The Pentagon is aware of the letter, appreciated the feedback from the contractor associations and recognized the important role played by contractors in sustaining Afghan government forces’ equipment, including aircraft, said spokesperson Maj. Rob Lodewick.

“Moving forward, numerous options exist capable of facilitating the continuation of contracted maintenance and logistical support without requiring U.S. contractors to be on-ground in Afghanistan,” Lodewick said, without elaborating.

The Defense Department “continues to pursue, analyze and refine the best options available and will announce corresponding decisions and implementation plans as they become available and appropriate,” Lodewick said.
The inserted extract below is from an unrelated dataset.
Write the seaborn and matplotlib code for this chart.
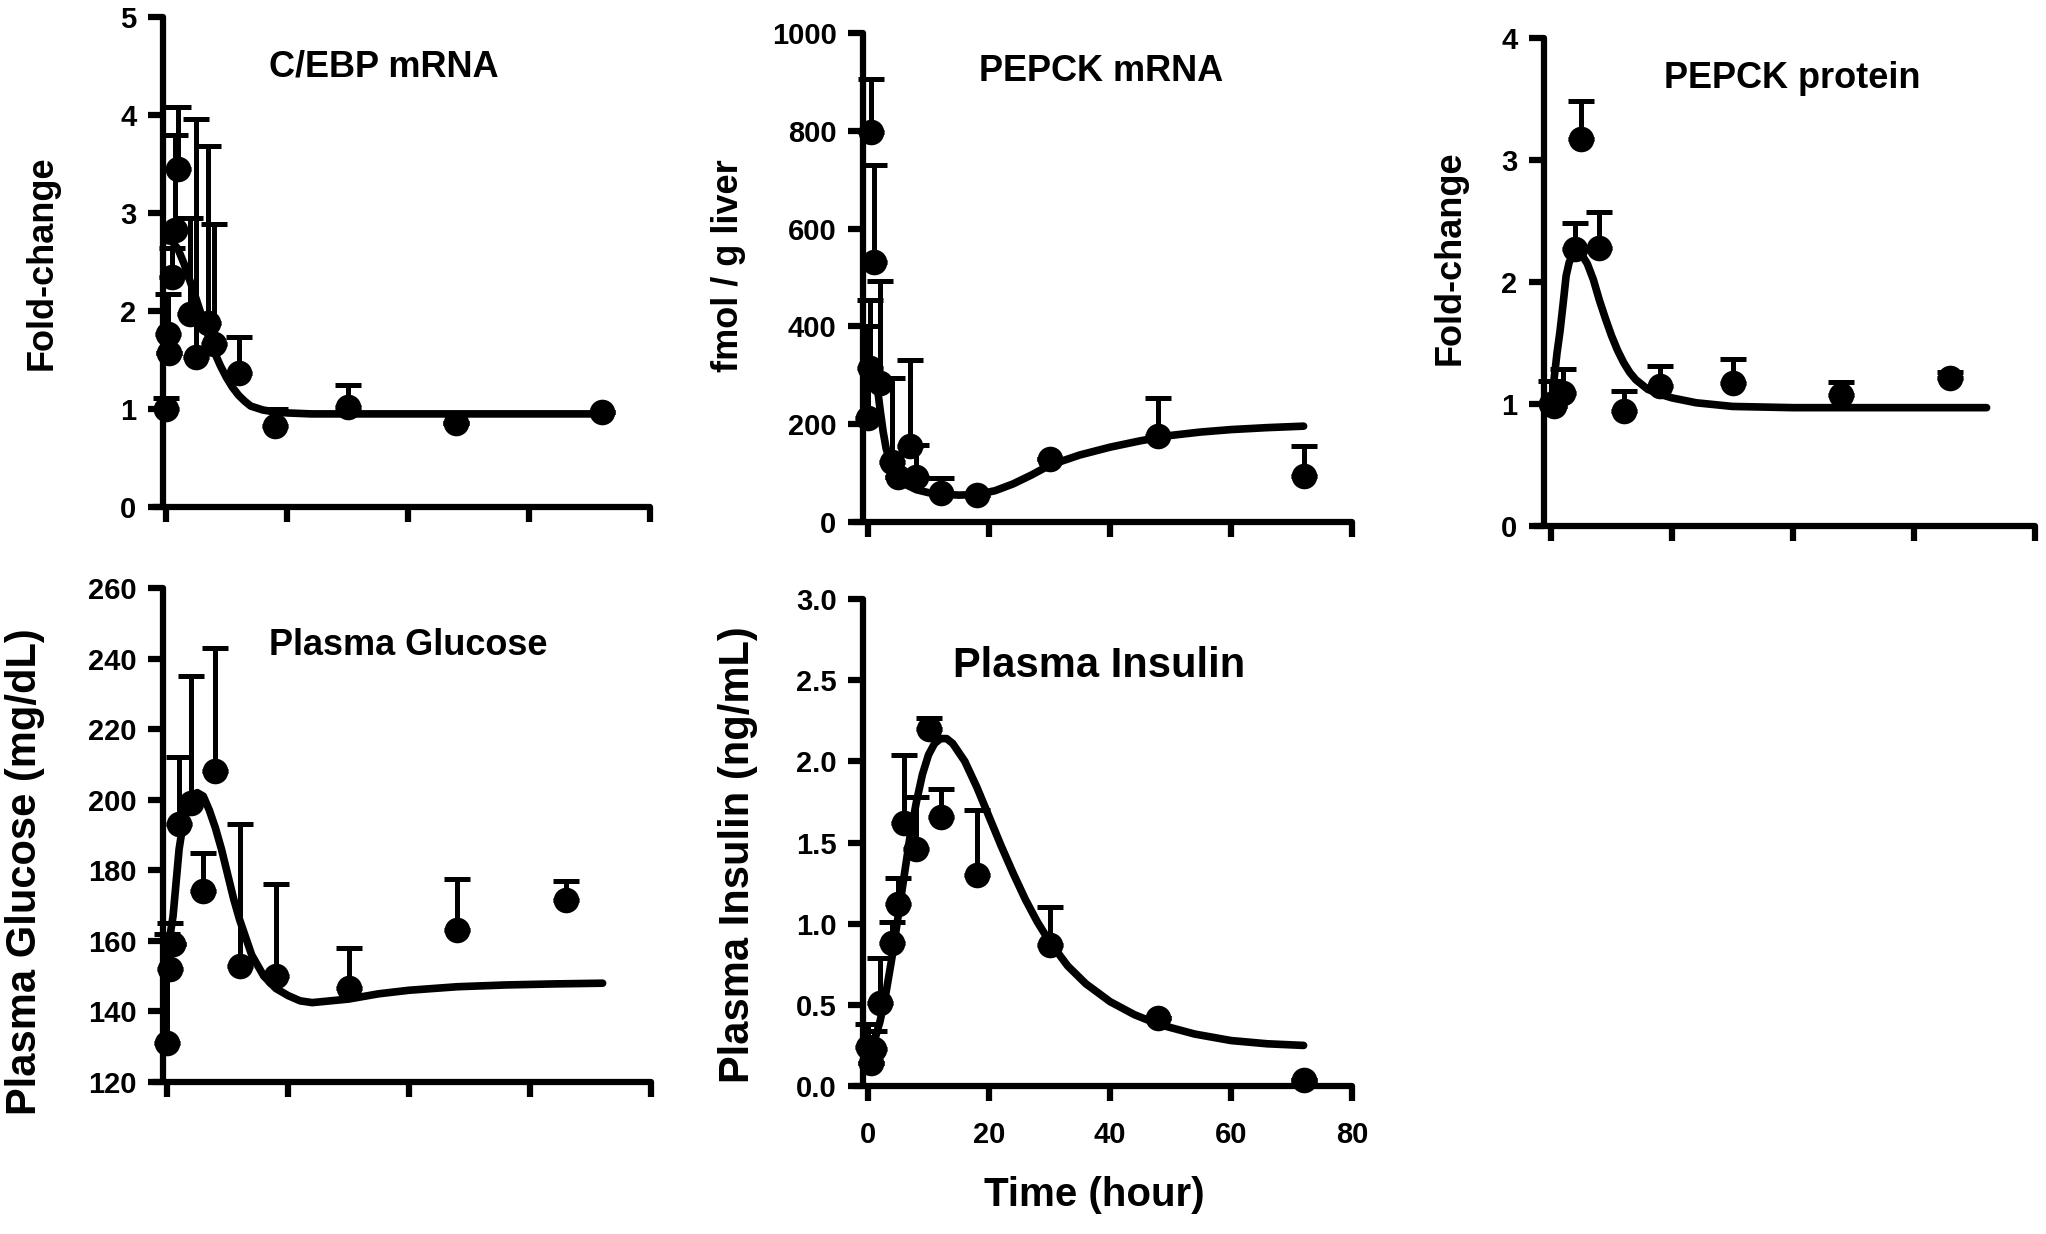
import numpy as np
import pandas as pd
import seaborn as sns
import matplotlib.pyplot as plt
from matplotlib.ticker import FormatStrFormatter

# C/EBP mRNA (fold-change)
cebp_t = [0, 0.25, 0.5, 1, 1.5, 2, 4, 5, 7, 8, 12, 18, 30, 48, 72]
cebp_mean = [1.0, 1.77, 1.57, 2.35, 2.83, 3.45, 1.97, 1.53, 1.88, 1.66, 1.37, 0.83, 1.02, 0.86, 0.97]
cebp_upper = [1.11, 2.17, 1.57, 2.64, 3.8, 4.08, 2.95, 3.96, 3.68, 2.89, 1.73, 1.0, 1.24, 0.86, 0.97]
cebp_fit_t = [0, 1, 2, 3, 4, 5, 6, 7, 8, 9, 10, 11, 12, 13, 14, 16, 18, 20, 24, 30, 40, 50, 60, 72]
cebp_fit = [2.72, 2.71, 2.63, 2.48, 2.3, 2.12, 1.93, 1.75, 1.58, 1.44, 1.32, 1.22, 1.14, 1.08, 1.03,
            0.99, 0.97, 0.96, 0.95, 0.95, 0.95, 0.95, 0.95, 0.95]

# PEPCK mRNA (fmol / g liver)
pm_t = [0, 0.25, 0.5, 1, 2, 4, 5, 7, 8, 12, 18, 30, 48, 72]
pm_mean = [213, 315, 798, 532, 285, 123, 92, 155, 92, 59, 55, 128, 176, 95]
pm_upper = [400, 455, 905, 730, 492, 294, 92, 331, 157, 90, 55, 128, 254, 155]
pm_fit_t = [0, 0.5, 1, 1.5, 2, 2.5, 3, 4, 5, 6, 8, 10, 12, 15, 18, 21, 24, 27, 30, 35, 40, 45, 50, 55, 60, 66, 72]
pm_fit = [300, 330, 320, 280, 230, 185, 150, 112, 90, 78, 66, 60, 57, 55, 56, 64, 78, 96, 116, 137, 153,
          166, 177, 184, 189, 193, 196]

# PEPCK protein (fold-change)
pp_t = [0, 0.5, 2, 4, 5, 8, 12, 18, 30, 48, 66]
pp_mean = [1.0, 0.98, 1.09, 2.27, 3.17, 2.28, 0.94, 1.15, 1.17, 1.07, 1.21]
pp_upper = [1.19, 0.98, 1.29, 2.48, 3.48, 2.57, 1.11, 1.31, 1.37, 1.18, 1.26]
pp_fit_t = [0, 0.5, 1, 1.5, 2, 2.5, 3, 3.5, 4, 4.5, 5, 6, 7, 8, 9, 10, 11, 12, 13, 14, 16, 18, 20, 24, 30,
            40, 50, 60, 72]
pp_fit = [0.98, 1.2, 1.42, 1.6, 1.82, 2.05, 2.16, 2.21, 2.24, 2.25, 2.23, 2.15, 2.02, 1.85, 1.7, 1.56,
          1.44, 1.34, 1.26, 1.2, 1.12, 1.08, 1.05, 1.01, 0.98, 0.97, 0.97, 0.97, 0.97]

# Plasma glucose (mg/dL)
gl_t = [0, 0.5, 1, 2, 4, 6, 8, 12, 18, 30, 48, 66]
gl_mean = [131, 152, 159, 193, 199, 174, 208, 153, 150, 146.5, 163, 171.5]
gl_upper = [162, 165, 159, 212, 235, 185, 243, 193, 176, 158, 177.5, 177]
gl_fit_t = [0, 1, 2, 3, 4, 5, 6, 7, 8, 9, 10, 11, 12, 13, 14, 16, 18, 20, 22, 24, 27, 30, 35, 40, 48,
            56, 64, 72]
gl_fit = [156, 167, 186, 197, 201, 202, 201, 197, 192, 186, 179, 172, 166, 161, 156, 150, 146.5, 144.5,
          143, 142.5, 143, 143.5, 145, 146, 147, 147.5, 147.8, 148]

# Plasma insulin (ng/mL)
ins_t = [0, 0.5, 1, 2, 4, 5, 6, 8, 10, 12, 18, 30, 48, 72]
ins_mean = [0.24, 0.14, 0.23, 0.51, 0.88, 1.12, 1.62, 1.46, 2.2, 1.66, 1.3, 0.87, 0.42, 0.04]
ins_upper = [0.38, 0.14, 0.34, 0.79, 1.01, 1.28, 2.04, 1.78, 2.27, 1.83, 1.7, 1.1, 0.42, 0.04]
ins_fit_t = [0, 1, 2, 3, 4, 5, 6, 7, 8, 9, 10, 11, 12, 13, 14, 16, 18, 20, 22, 24, 26, 28, 30, 33, 36,
             40, 44, 48, 54, 60, 66, 72]
ins_fit = [0.2, 0.27, 0.4, 0.58, 0.8, 1.05, 1.3, 1.55, 1.75, 1.92, 2.04, 2.11, 2.14, 2.14, 2.11, 2.0,
           1.84, 1.66, 1.48, 1.31, 1.15, 1.01, 0.89, 0.74, 0.63, 0.52, 0.44, 0.38, 0.32, 0.28, 0.26, 0.25]

W, H = 2046, 1234
PXH = 6.05  # pixels per hour on every time axis

sns.set_style("ticks")
plt.rcParams['font.family'] = ['Liberation Sans', 'DejaVu Sans']
plt.rcParams['font.weight'] = 'bold'
for key in ['text.color', 'axes.labelcolor', 'xtick.color', 'ytick.color', 'axes.edgecolor']:
    plt.rcParams[key] = 'black'

fig = plt.figure(figsize=(W / 100, H / 100), dpi=100)


def make_ax(yaxis_px, t0_px, bottom_px, top_px, ylim, yticks, xlabels=False, fmt=None):
    left_px = yaxis_px - 10
    right_px = t0_px + 80 * PXH
    ax = fig.add_axes([left_px / W, 1 - bottom_px / H, (right_px - left_px) / W, (bottom_px - top_px) / H])
    ax.set_xlim((left_px - t0_px) / PXH, 80)
    ax.set_ylim(*ylim)
    sns.despine(ax=ax)
    ax.spines['left'].set_position(('data', (yaxis_px - t0_px) / PXH))
    for s in ['left', 'bottom']:
        ax.spines[s].set_linewidth(4.5)
        ax.spines[s].set_capstyle('round')
    ax.set_xticks([0, 20, 40, 60, 80])
    ax.set_yticks(yticks)
    ax.tick_params(width=4.5, length=11, labelsize=21, pad=8, colors='black')
    ax.tick_params(axis='x', labelbottom=xlabels, pad=14)
    if fmt:
        ax.yaxis.set_major_formatter(FormatStrFormatter(fmt))
    for lab in ax.get_xticklabels() + ax.get_yticklabels():
        lab.set_fontweight('bold')
    ax.patch.set_alpha(0)
    return ax


def draw(ax, t, mean, upper, fit_t, fit_v):
    hi = np.array(upper) - np.array(mean)
    ax.errorbar(t, mean, yerr=[np.zeros(len(mean)), hi], fmt='none', ecolor='black',
                elinewidth=3.6, capsize=9.5, capthick=3.6, clip_on=False)
    fit = pd.DataFrame({'t': fit_t, 'v': fit_v})
    sns.lineplot(data=fit, x='t', y='v', ax=ax, color='black', lw=5.5, sort=False,
                 solid_capstyle='round', solid_joinstyle='round')
    pts = pd.DataFrame({'t': t, 'v': mean})
    sns.scatterplot(data=pts, x='t', y='v', ax=ax, color='black', s=340, linewidth=0,
                    clip_on=False, zorder=3)
    ax.set_xlabel('')
    ax.set_ylabel('')


def ylab(x, y, text, size=26):
    fig.text(x / W, 1 - y / H, text, rotation=90, ha='center', va='center', fontsize=size, fontweight='bold')


ax1 = make_ax(163, 166, 507, 17, (0, 5), [0, 1, 2, 3, 4, 5])
draw(ax1, cebp_t, cebp_mean, cebp_upper, cebp_fit_t, cebp_fit)
ax1.text(36, 4.49, 'C/EBP mRNA', ha='center', va='center', fontsize=26, fontweight='bold')
ylab(42, 263, 'Fold-change')

ax2 = make_ax(863, 868, 522, 33, (0, 1000), [0, 200, 400, 600, 800, 1000])
draw(ax2, pm_t, pm_mean, pm_upper, pm_fit_t, pm_fit)
ax2.text(38.5, 922, 'PEPCK mRNA', ha='center', va='center', fontsize=26, fontweight='bold')
ylab(729, 266, 'fmol / g liver')

ax3 = make_ax(1544, 1551, 526, 38, (0, 4), [0, 1, 2, 3, 4])
draw(ax3, pp_t, pp_mean, pp_upper, pp_fit_t, pp_fit)
ax3.text(39.8, 3.67, 'PEPCK protein', ha='center', va='center', fontsize=26, fontweight='bold')
ylab(1450, 258, 'Fold-change')

ax4 = make_ax(163, 167, 1082, 588, (120, 260), [120, 140, 160, 180, 200, 220, 240, 260])
draw(ax4, gl_t, gl_mean, gl_upper, gl_fit_t, gl_fit)
ax4.text(39.8, 243.6, 'Plasma Glucose', ha='center', va='center', fontsize=26, fontweight='bold')
ylab(25, 872, 'Plasma Glucose (mg/dL)', size=30)

ax5 = make_ax(863, 868, 1086, 599, (0, 3), [0, 0.5, 1, 1.5, 2, 2.5, 3], xlabels=True, fmt='%.1f')
draw(ax5, ins_t, ins_mean, ins_upper, ins_fit_t, ins_fit)
ax5.text(38.2, 2.59, 'Plasma Insulin', ha='center', va='center', fontsize=30, fontweight='bold')
ylab(738, 855, 'Plasma Insulin (ng/mL)', size=30)

fig.text(1094 / W, 1 - 1195 / H, 'Time (hour)', ha='center', va='center', fontsize=29, fontweight='bold')

fig.savefig('out.png', dpi=100, facecolor='white')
Pentagon officials have communicated changes in requirements to contractors working with the Afghan air force and those contracts have been modified, '' he added.

The State Department and the U.S. Agency for International Development did not respond to a request for comment.

Critics say Afghan security forces cannot keep their planes, helicopters and drones in the air without U.S. contractor support, and that the lack of detailed plans for contractors has sent a damaging message to Kabul.

“As Afghans look for visible signs that Biden’s promised support will continue, what they see is a rush to the door — and silence about the details that would make the promises real,” Ronald Neumann, a former U.S. ambassador to Afghanistan, wrote in a recent op-ed in the Washington Post.

“Morale is as much a part of combat power as equipment and technology. The current uncertainty undercuts morale and could gravely weaken the Afghan army just as major Taliban attacks begin.” he wrote.

When Biden unveiled his decision to pull out U.S. troops, it was not clear how the country’s main airport in Kabul would be secured. The uncertainty prompted fears that foreign embassies might be forced to close without a safe way to travel in and out of the country.

Jake Sullivan, Biden’s national security adviser, said on Thursday that Turkey had agreed to take the leading role in providing security for the Kabul airport. Turkish President Tayyip Erdogan made the pledge in talks with President Biden earlier this week, according to Sullivan.

"The clear commitment from the leaders was established that Turkey would play a lead role in securing Hamid Karzai International Airport and we are now working through how to execute to get to that," Sullivan said.

At a NATO summit in Brussels on Monday, Biden, Erdogan, and the other NATO leaders promised to “provide transitional funding to ensure continued functioning” of the Kabul airport and “training and financial support” for Afghan government forces.

At a time when the administration has promised to expedite visa applications from Afghans who worked with U.S. troops or diplomats, the American embassy in Kabul is facing a surge in Covid-19 infections. One embassy employee has died, 114 have been infected and several have had to be evacuated for medical treatment, according to a notice issued to staff at the embassy.

The U.S. embassy has ordered a lockdown and confined staff members to their quarters except to obtain food or to exercise alone.

The American Foreign Service Association, which represents diplomats working at the State Department, expressed alarm at the outbreak and urged the administration to make vaccination a condition for any employee physically present at the Kabul mission or other U.S. embassies around the world.

“At a time when the U.S. military withdrawal is accelerating, attacks on Afghan and Coalition forces are intensifying and the U.S. is seeking to establish a stable and positive presence in Afghanistan after the withdrawal, the damage to our national security and national interests is potentially grave,” the association said in a statement Thursday.

The embassy, located on a sprawling compound, had hundreds of staff until recently when officials began scaling back its workforce as U.S. forces withdrew. The State Department recently ordered the departure of U.S. government employees from Kabul "whose functions can be performed elsewhere."